Nick and Norah's Infinite Playlist

Starring Michael Cera and Kat Dennings. Rated PG. Opens Friday, October 3, at the Cinemark Tinseltown

Nick and Norah's Infinite Playlist has the indie pedigree—from geekalicious Michael Cera on its marquee to music by Devo legend Mark Mothers-
baugh—but it lacks the indie spirit it wants so superbad.

The requisite lo-fi cartoon opening credits by Juno's Shadowplay Studio; Nick's artsy rusted-out Yugo; his drummerless queercore band the Jerk Offs (Nick is the only nonqueer); hot dogs at Gray's Papaya: none of these hipster touchstones can hide the fact that this is a formulaic teen comedy dressed up in skinny black jeans.

The result is an endless road trip through late-night Manhattan haunts that moves about as slowly as, well, Nick's broken-down Yugo. Nick (Cera) is still reeling from being dumped by Tris (Alexis Dziena) when he meets her supposedly loserish friend Norah (Kat Dennings).

What Nick doesn't realize is that Norah has secretly been pining for him. They join their pals on a trip through New York's music scene—alternately chasing and confronting their exes and, predictably, eventually bonding over tunes.

Nick and Norah does show smarts, thanks to the cred of its source material, the novel of the same name. There's something sweet about a couple that's as likely to debate the merits of the Cure as they are to discuss obscure Jewish theological tenets.

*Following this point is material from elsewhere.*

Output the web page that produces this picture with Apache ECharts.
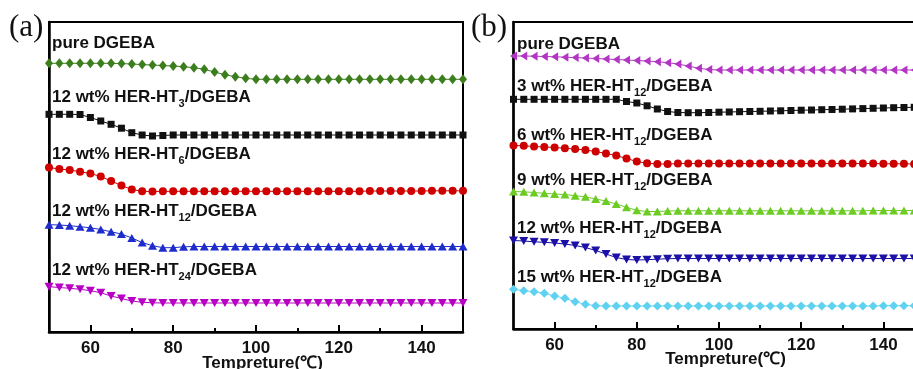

But what is Caroline (Ari Graynor), Norah's perma-howitzered friend, doing at an indie-rock bar show in a designer dress and high heels? For that matter, why does Nick bother lusting after Tris when Norah is obviously so much cooler? And why do all these in-the-know hipsters spend the night tuning into mainstream radio to find the location of the Where's Bunny concert if it's so underground?

Nick and Norah is offbeat enough to defy being just another teen movie, but Cera's own résumé makes expectations higher, too. Still, the soundtrack is so cool you'll want to add it to your own infinite playlist.